Sexy/trendy is overrated. Those VC darlings are good at marketing themselves to broken people (such as midlife-crisis chicken-hawk VCs who want to be "cool" because, when young, they never were) but those companies often have broken cultures and harbor a lot of terrible personalities.

On the other hand, there are companies in "boring" businesses that have great cultures and, under the hood, are actually doing fascinating work. Personally, I'd rather do machine learning for a retail company or a bank than repetitive grunt work at a "sexy" startup.

Macroscopic sexiness doesn't matter unless you're an owner, and it sounds like you're not ready for that stress, and that's fine. Just do the work, save money, cut away time to learn the things you'll need to know for your next gig-- even venture into "resume-driven development"-- and get an education on someone else's time and risk.

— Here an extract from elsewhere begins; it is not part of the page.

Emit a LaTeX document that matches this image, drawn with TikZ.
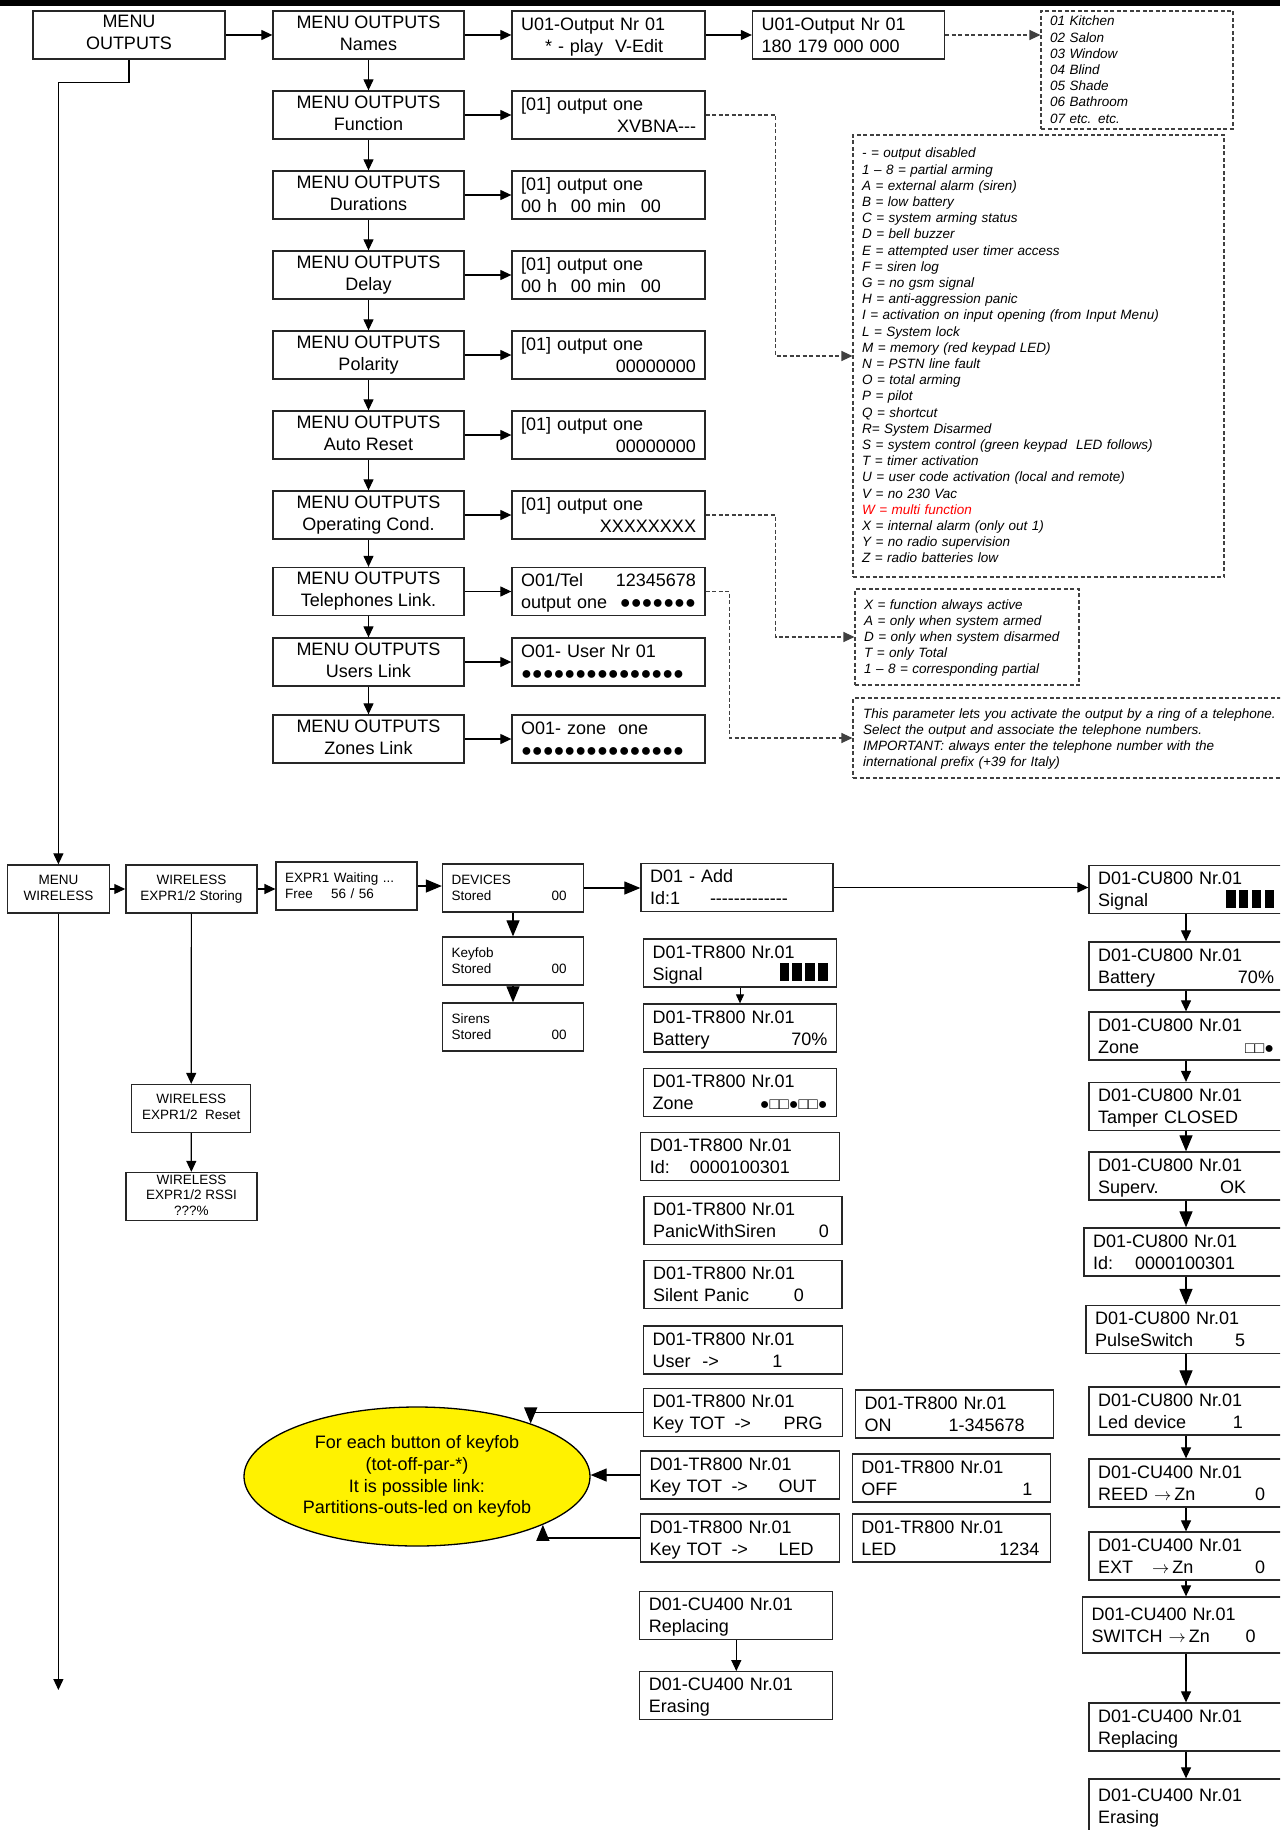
\documentclass[tikz,border=0pt]{standalone}
\usepackage{fontspec}
\usepackage{tikz}
\usetikzlibrary{shapes.geometric, arrows.meta}

\newfontfamily\lcdfam{Liberation Sans}
\newcommand{\bigfont}{\lcdfam\fontsize{18pt}{22pt}\selectfont}
\newcommand{\smallfont}{\lcdfam\fontsize{13.5pt}{16pt}\selectfont}
\newcommand{\notefont}{\lcdfam\itshape\fontsize{13.5pt}{16.2pt}\selectfont}
\newcommand{\symfont}{\fontsize{18pt}{22pt}\selectfont}
\newcommand{\rfill}{\hskip 0pt plus 1fill\relax}
\newcommand{\upstrut}{\rule{0pt}{0.75\baselineskip}}
\newcommand{\downstrut}{\rule[-0.2\baselineskip]{0pt}{0.2\baselineskip}}
\newcommand{\onebar}{\rule[-1pt]{9.5pt}{18pt}}
\newcommand{\sigbars}{\onebar\hspace{3.3pt}\onebar\hspace{3.3pt}\onebar\hspace{3.3pt}\onebar}
\newcommand{\tozn}{$\rightarrow$\,Zn}

\begin{document}
\begin{tikzpicture}[
    x=1pt, y=-1pt,
    menu/.style={
        rectangle, draw=black!85, line width=1.3pt,
        minimum width=191pt, minimum height=48pt, inner sep=0pt,
        align=center, font=\bigfont,
        execute at begin node=\upstrut, execute at end node=\downstrut
    },
    lcd/.style={
        rectangle, draw=black!85, line width=1.3pt,
        text width=#1, minimum height=48pt, inner xsep=9pt, inner ysep=0pt,
        align=left, font=\bigfont,
        execute at begin node=\upstrut, execute at end node=\downstrut
    },
    wbox/.style={menu, font=\smallfont},
    wlcd/.style={lcd=#1, font=\smallfont},
    note/.style={
        rectangle, draw=black!75, line width=1.1pt, dash pattern=on 4pt off 2.5pt,
        inner xsep=9pt, inner ysep=0pt, align=left, font=\notefont,
        execute at begin node=\upstrut, execute at end node=\downstrut
    },
    arrow/.style={-{Triangle[length=11pt,width=10pt]}, line width=1.2pt},
    bigarrow/.style={-{Triangle[length=16pt,width=13pt]}, line width=1.2pt},
    smallarrow/.style={-{Triangle[length=9pt,width=8pt]}, line width=1pt},
    dasharrow/.style={arrow, draw=black!75, line width=1.1pt, dash pattern=on 4pt off 2.5pt},
]
\path[use as bounding box, clip] (0,0) rectangle (1280,1830);
\fill[black] (0,0) rectangle (1280,6);

% Menu outputs: top row
\node[menu, minimum width=192pt] (mout) at (129,35) {MENU\\OUTPUTS};
\node[menu] (mnames)  at (368.5,35)  {MENU OUTPUTS\\Names};
\node[lcd=175pt] (vnames) at (608.5,35) {U01-Output Nr 01\\\hspace*{24pt}* - play\ \ V-Edit};
\node[lcd=174pt] (vcode)  at (848.5,35) {U01-Output Nr 01\\180 179 000 000};
\node[note, text width=174pt, minimum height=118pt] (rooms) at (1137,70)
    {01 Kitchen\\02 Salon\\03 Window\\04 Blind\\05 Shade\\06 Bathroom\\07 etc. etc.};

% Menu outputs: column
\node[menu] (mfunc)  at (368.5,115) {MENU OUTPUTS\\Function};
\node[menu] (mdur)   at (368.5,195) {MENU OUTPUTS\\Durations};
\node[menu] (mdel)   at (368.5,275) {MENU OUTPUTS\\Delay};
\node[menu] (mpol)   at (368.5,355) {MENU OUTPUTS\\Polarity};
\node[menu] (mares)  at (368.5,435) {MENU OUTPUTS\\Auto Reset};
\node[menu] (mopc)   at (368.5,515) {MENU OUTPUTS\\Operating Cond.};
\node[menu] (mtel)   at (368.5,591.5) {MENU OUTPUTS\\Telephones Link.};
\node[menu] (musr)   at (368.5,662) {MENU OUTPUTS\\Users Link};
\node[menu] (mzon)   at (368.5,739) {MENU OUTPUTS\\Zones Link};

\node[lcd=175pt] (vfunc) at (608.5,115) {[01] output one\\\rfill XVBNA---};
\node[lcd=175pt] (vdur)  at (608.5,195) {[01] output one\\\makebox[50pt][l]{00 h}\makebox[70pt][l]{00 min}00};
\node[lcd=175pt] (vdel)  at (608.5,275) {[01] output one\\\makebox[50pt][l]{00 h}\makebox[70pt][l]{00 min}00};
\node[lcd=175pt] (vpol)  at (608.5,355) {[01] output one\\\rfill 00000000};
\node[lcd=175pt] (vares) at (608.5,435) {[01] output one\\\rfill 00000000};
\node[lcd=175pt] (vopc)  at (608.5,515) {[01] output one\\\rfill XXXXXXXX};
\node[lcd=175pt] (vtel)  at (608.5,591.5) {O01/Tel\rfill 12345678\\output one\rfill{\symfont ●●●●●●●}};
\node[lcd=175pt] (vusr)  at (608.5,662) {O01- User Nr 01\\{\symfont ●●●●●●●●●●●●●●●}};
\node[lcd=175pt] (vzon)  at (608.5,739) {O01- zone\ \ one\\{\symfont ●●●●●●●●●●●●●●●}};

% Legends
\node[note, text width=353pt, minimum height=442pt] (fnlegend) at (1038.5,356) {- = output disabled\\1 – 8 = partial arming\\A = external alarm (siren)\\B = low battery\\C = system arming status\\D = bell buzzer\\E = attempted user timer access\\F = siren log\\G = no gsm signal\\H = anti-aggression panic\\I = activation on input opening (from Input Menu)\\L = System lock\\M = memory (red keypad LED)\\N = PSTN line fault\\O = total arming\\P = pilot\\Q = shortcut\\R= System Disarmed\\S = system control (green keypad\ \ LED follows)\\T = timer activation\\U = user code activation (local and remote)\\V = no 230 Vac\\\textcolor{red}{W = multi function}\\X = internal alarm (only out 1)\\Y = no radio supervision\\Z = radio batteries low};
\node[note, text width=206pt, minimum height=96pt] (oplegend) at (967,637) {X = function always active\\A = only when system armed\\D = only when system disarmed\\T = only Total\\1 – 8 = corresponding partial};
\node[note, text width=440pt, minimum height=80pt, inner xsep=10pt] (telnote) at (1083,738) {This parameter lets you activate the output by a ring of a telephone.\\Select the output and associate the telephone numbers.\\IMPORTANT: always enter the telephone number with the\\international prefix (+39 for Italy)};

% Connectors, outputs
\draw[arrow] (mout) -- (mnames);
\draw[arrow] (mnames) -- (vnames);
\draw[arrow] (vnames) -- (vcode);
\draw[dasharrow] (vcode.east) -- (vcode.east -| rooms.west);
\draw[arrow] (mnames) -- (mfunc);
\draw[arrow] (mfunc) -- (mdur);
\draw[arrow] (mdur) -- (mdel);
\draw[arrow] (mdel) -- (mpol);
\draw[arrow] (mpol) -- (mares);
\draw[arrow] (mares) -- (mopc);
\draw[arrow] (mopc) -- (mtel);
\draw[arrow] (mtel) -- (musr);
\draw[arrow] (musr) -- (mzon);
\draw[arrow] (mfunc) -- (vfunc);
\draw[arrow] (mdur) -- (vdur);
\draw[arrow] (mdel) -- (vdel);
\draw[arrow] (mpol) -- (vpol);
\draw[arrow] (mares) -- (vares);
\draw[arrow] (mopc) -- (vopc);
\draw[arrow] (mtel) -- (vtel);
\draw[arrow] (musr) -- (vusr);
\draw[arrow] (mzon) -- (vzon);
\draw[dasharrow] (vfunc.east) -- ++(70,0) |- (fnlegend.west);
\draw[dasharrow] (vopc.east) -- ++(70,0) |- (oplegend.west);
\draw[dasharrow] (vtel.east) -- ++(24,0) |- (telnote.west);

% Menu wireless
\node[wbox, minimum width=102pt] (mwl) at (58.4,889) {MENU\\WIRELESS};
\node[wbox, minimum width=131pt] (wstore) at (191.4,889) {WIRELESS\\EXPR1/2 Storing};
\node[wlcd=123pt] (wwait) at (346.6,886) {EXPR1 Waiting ...\\\makebox[46pt][l]{Free}56 / 56};
\node[wlcd=123pt] (wdev) at (513,888) {DEVICES\\\makebox[100pt][l]{Stored}00};
\node[wlcd=123pt] (wkey) at (513,961) {Keyfob\\\makebox[100pt][l]{Stored}00};
\node[wlcd=123pt] (wsir) at (513,1027) {Sirens\\\makebox[100pt][l]{Stored}00};
\node[wbox, minimum width=119pt] (wreset) at (191.2,1108.5) {WIRELESS\\EXPR1/2\ \ Reset};
\node[wbox, minimum width=131pt, font=\lcdfam\fontsize{13.5pt}{15.5pt}\selectfont] (wrssi) at (191.4,1196.5) {WIRELESS\\EXPR1/2 RSSI\\???\%};
\node[lcd=174pt] (dadd) at (737,887.5) {D01 - Add\\\makebox[60pt][l]{Id:1}-------------};
\coordinate (mwend) at (58.4,1690);

\draw[arrow] (mout.south) -- ++(0,23) -| (mwl.north);
\draw[arrow] (mwl) -- (mwend);
\draw[arrow] (mwl) -- (wstore);
\draw[arrow] (wstore.east) -- (wstore.east -| wwait.west);
\draw[bigarrow] (wwait.east) -- (wwait.east -| wdev.west);
\draw[bigarrow] (wdev) -- (wkey);
\draw[bigarrow] (wkey) -- (wsir);
\draw[arrow] (wstore) -- (wreset);
\draw[arrow] (wreset) -- (wrssi);
\draw[bigarrow] (wdev.east) -- (wdev.east -| dadd.west);

% Keyfob TR800
\node[lcd=175pt] (tr1) at (740,963) {D01-TR800 Nr.01\\Signal\rfill\sigbars};
\node[lcd=175pt] (tr2) at (740,1028) {D01-TR800 Nr.01\\Battery\rfill 70\%};
\node[lcd=175pt] (tr3) at (740,1092.5) {D01-TR800 Nr.01\\Zone\rfill{\fontsize{16pt}{22pt}\selectfont ●□□●□□●}};
\node[lcd=181pt] (tr4) at (740.3,1156.5) {D01-TR800 Nr.01\\\makebox[40pt][l]{Id:}0000100301};
\node[lcd=180pt] (tr5) at (743,1220.5) {D01-TR800 Nr.01\\\makebox[166pt][l]{PanicWithSiren}0};
\node[lcd=180pt] (tr6) at (743,1284.5) {D01-TR800 Nr.01\\\makebox[141pt][l]{Silent Panic}0};
\node[lcd=181pt] (tr7) at (743,1350) {D01-TR800 Nr.01\\\makebox[50pt][l]{User}\makebox[70pt][l]{->}1};
\node[lcd=181pt] (tr8) at (743,1412.5) {D01-TR800 Nr.01\\\makebox[82pt][l]{Key TOT}\makebox[49pt][l]{->}PRG};
\node[lcd=181pt] (tr9) at (740,1475) {D01-TR800 Nr.01\\\makebox[82pt][l]{Key TOT}\makebox[47pt][l]{->}OUT};
\node[lcd=181pt] (tr10) at (740,1538) {D01-TR800 Nr.01\\\makebox[82pt][l]{Key TOT}\makebox[47pt][l]{->}LED};
\node[lcd=180pt] (tron) at (954.5,1414) {D01-TR800 Nr.01\\\makebox[84pt][l]{ON}1-345678};
\node[lcd=180pt] (troff) at (951.3,1478) {D01-TR800 Nr.01\\\makebox[161pt][l]{OFF}1};
\node[lcd=180pt] (trled) at (951.3,1538) {D01-TR800 Nr.01\\\makebox[138pt][l]{LED}1234};
\node[lcd=175pt] (cua) at (736.3,1615.7) {D01-CU400 Nr.01\\Replacing};
\node[lcd=175pt] (cub) at (736.3,1695.7) {D01-CU400 Nr.01\\Erasing};
\node[ellipse, draw=black, line width=1.3pt, fill=yellow, minimum width=346pt, minimum height=139pt,
      inner sep=0pt, align=center, font=\lcdfam\fontsize{18pt}{21.8pt}\selectfont] (kfnote) at (417,1476.5)
    {For each button of keyfob\\(tot-off-par-*)\\It is possible link:\\Partitions-outs-led on keyfob};

\draw[smallarrow] (tr1) -- (tr2);
\draw[arrow] (cua) -- (cub);
\draw[bigarrow] (tr8.west) -| (kfnote.25);
\draw[bigarrow] (tr9.west) -- (tr9.west -| kfnote.east);
\draw[bigarrow] (tr10.west) -| (kfnote.339);

% Contact CU800 / CU400
\node[lcd=176pt] (cu1) at (1186,889.5) {D01-CU800 Nr.01\\Signal\rfill\sigbars};
\node[lcd=176pt] (cu2) at (1186,966) {D01-CU800 Nr.01\\Battery\rfill 70\%};
\node[lcd=176pt] (cu3) at (1186,1036) {D01-CU800 Nr.01\\Zone\rfill{\fontsize{16pt}{22pt}\selectfont □□●}};
\node[lcd=176pt] (cu4) at (1186,1106.5) {D01-CU800 Nr.01\\Tamper CLOSED};
\node[lcd=176pt] (cu5) at (1186,1176) {D01-CU800 Nr.01\\\makebox[122pt][l]{Superv.}OK};
\node[lcd=186pt] (cu6) at (1186,1252) {D01-CU800 Nr.01\\\makebox[42pt][l]{Id:}0000100301};
\node[lcd=182pt] (cu7) at (1186,1329.5) {D01-CU800 Nr.01\\\makebox[140pt][l]{PulseSwitch}5};
\node[lcd=176pt] (cu8) at (1186,1411) {D01-CU800 Nr.01\\\makebox[135pt][l]{Led device}1};
\node[lcd=176pt] (cu9) at (1186,1483) {D01-CU400 Nr.01\\\makebox[157pt][l]{REED \tozn}0};
\node[lcd=176pt] (cu10) at (1186,1556) {D01-CU400 Nr.01\\\makebox[54pt][l]{EXT}\makebox[103pt][l]{\tozn}0};
\node[lcd=189pt, minimum height=56pt] (cu11) at (1186,1625) {D01-CU400 Nr.01\\\makebox[154pt][l]{SWITCH \tozn}0};
\node[lcd=176pt] (cu12) at (1186,1727) {D01-CU400 Nr.01\\Replacing};
\node[lcd=176pt, minimum height=54pt] (cu13) at (1186,1806) {D01-CU400 Nr.01\\Erasing};

\draw[arrow] (dadd.east) -- (dadd.east -| cu1.west);
\draw[arrow] (cu1) -- (cu2);
\draw[arrow] (cu2) -- (cu3);
\draw[arrow] (cu3) -- (cu4);
\draw[bigarrow] (cu4) -- (cu5);
\draw[bigarrow] (cu5) -- (cu6);
\draw[bigarrow] (cu6) -- (cu7);
\draw[bigarrow] (cu7) -- (cu8);
\draw[arrow] (cu8) -- (cu9);
\draw[arrow] (cu9) -- (cu10);
\draw[arrow] (cu10) -- (cu11);
\draw[arrow] (cu11) -- (cu12);
\draw[arrow] (cu12) -- (cu13);

\end{tikzpicture}
\end{document}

You believe that you are good at what you do and are meant for great things but you have to do your job even though it doesn't do justice to your capabilities. How do you cope with that? Seeing your future as an underachiever pains you. What do you do?

Organizations tend to be talent graveyards. This is the norm. Want to change it? Possibly beat it? Get political. Learn about how organizations work (read Venkat Rao's Gervais series, then mine). Learn about different professional and union structures. Start writing. Advocate. Work within the system while undermining it (but never undermine the company that pays you; be more indirect and lash out at corporatism in general while leaving the activism and your day job separate; rabble-rousing at your day job is a bad idea). Figure out what it will take to drive out the MBA-culture invaders and get technologists the upper hand again, and then go and do it.

99.9% of us have our talents wasted by an anti-intellectual, status-driven corporate system. You're not alone. So figure out how it works and how to beat it, and recognize that the final outcome involves millions of people and is out of your control, so just learn to enjoy the fight itself.


>What do you do when you believe that you can do great things but something that you have no control over is holding you back?

Usually after this realization, most people turn 19. Sorry, but you are not unique in your belief that you have the ability to do great things. Every young boy thinks this (I was never a young girl so I can't speak to that). To be honest, this comes across (to me) as privileged only-child whining, a trait probably absent from most who accomplish great things.

As for family, you have to decide on your priorities. I think family is a worthy priority, and I also accept that realistically, because I make family a priority, that I will very likely never "do great things", outside of affecting a handful of close friends and family.

Here's another reality check you have coming. After the age of 25, very slowly at first, your energy level will decline. By 30 you will notice it and it will affect you. By 35-40 you will willfully admit that your days of pursuing great things are over. Sure, there are a handful of overachievers who run their first marathon at 40 or whatever, but to this point you definitely do not strike me as the "conquer and overcome no matter what" type.